ロードピスの必死の訴えも虚しく、イノセへと顔を向き直す『旦那様』。先ほどと違い、いつもの笑顔を浮かべているが、その胸中は決して穏やかではないであろうことは分かりきっていた。
「お前にはあの程度の罰では足りなかったようだな。私のロードピスに手を出した報い、ちゃんと受けてもらうぞ。まずは鞭打ちの追加、そして不眠不休の労働、加えてその間の食事は無しだ。本来ならこの程度では気が済まないが、私は寛大だ。お前が改めて奴隷としてやり直す機会を与えようじゃあないか。なに、たったの1ヶ月間だ。この罰を通じて更正し、立派な奴隷として───」
『旦那様』は捲し立てるように一方的に喋り続ける。なんでもないように淡々と話しているが、その内容はひどく身勝手かつ残忍なものだった。喋っている間ずっと笑顔を浮かべたままなのが、かえって不気味な雰囲気を醸し出す。
『旦那様』が喋り続ける内に、イノセの顔から段々と血の気が失せていった。その様子を見た『旦那様』は、興が乗ったと言わんばかりにその笑顔をにやけさせる。『旦那様』の話の内容の残酷さに、ロードピスは思わずイノセのに前に出て、彼を庇うように仁王立ちをする。
「旦那様!今一度申し上げますが、本当に誤解です!!私の勝手が招いたことなんです!!ですから彼にそのような仕打ちはご勘弁を───!?」
ロードピスが許しを乞う中、イノセは顔面蒼白なまま彼女を払いのけた。
そしてそのまま『旦那様』に駆け寄り───
「!?ぐあっ!」
その胸ぐらを掴み、自分の後方へ力一杯引っ張った。
あまりに唐突な彼の行動に、ロードピスと『旦那様』は思考が停止してしまう。
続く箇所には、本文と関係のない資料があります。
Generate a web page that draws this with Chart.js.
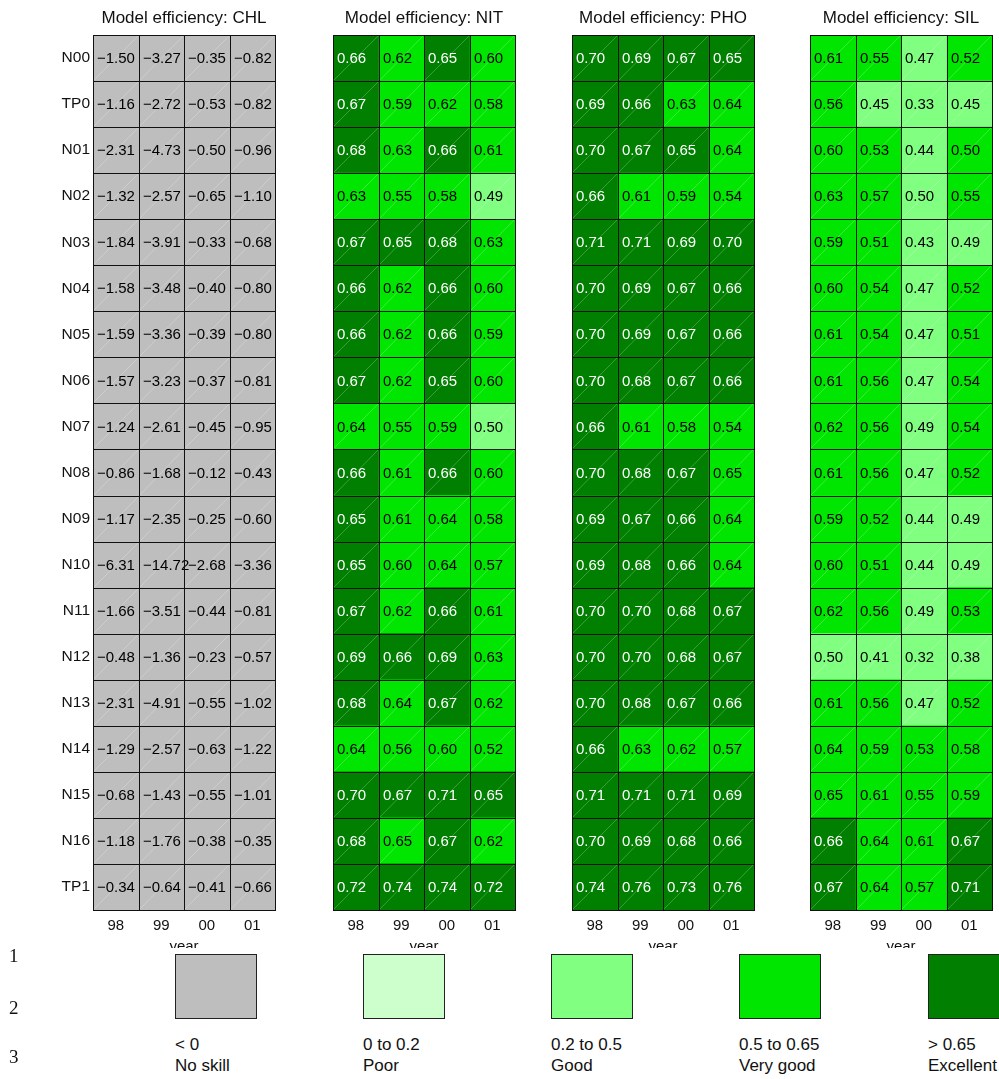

だがすぐに正気に戻った『旦那様』がイノセを睨み付ける。
「貴様…!自分の主人に向かってなんて無礼な…!」
クルルルルァァァァ!!
「…え?」
その瞬間、頭の上をなにかが掠める感覚を覚えた。
それに加えて耳に入った聞きなれない声。そして睨んだ先にいたものに、『旦那様』は驚愕することになった。
そこにいたのはイノセと…真っ黒な小人のような、得体の知れない「何か」だった。
しかもその小人は一人だけではない。あちこちから紫色の靄が現れ、そこから次々と小人達が生まれていった。
クルルァァァ!
クルルルルァァァァ!!
「な…な…なんだこいつらは!!?」
さっきまでの余裕はどこへやら、その小人の姿を見てすっかり腰を抜かした『旦那様』は腕を杖代わりに体を起こし、尻込みをするので精一杯といった様子だった。
「何よこれ…一体何がどうなっているの!?」
傍らのロードピスも『旦那様』と同じく、目の前の惨状に狼狽えるばかり。辺りをキョロキョロと見渡しては立ちすくむしかなかった。
混乱する二人をよそに、黒い小人達を真っ直ぐ見据え、身構えるイノセ。
彼はこの小人達の姿をよく知っている。
想区の運命が歪む時に、どこからともなく現れる存在。父の遠征先や、故郷の想区に出現したものと同じものだ。
(いつかは出てくると思ってたけど、よりにもよってこんなときに…!!)
背中の痛みに苛まれながら、突如現れた小人達───ヴィラン───を前にして、心の中で悪態をつくイノセだった。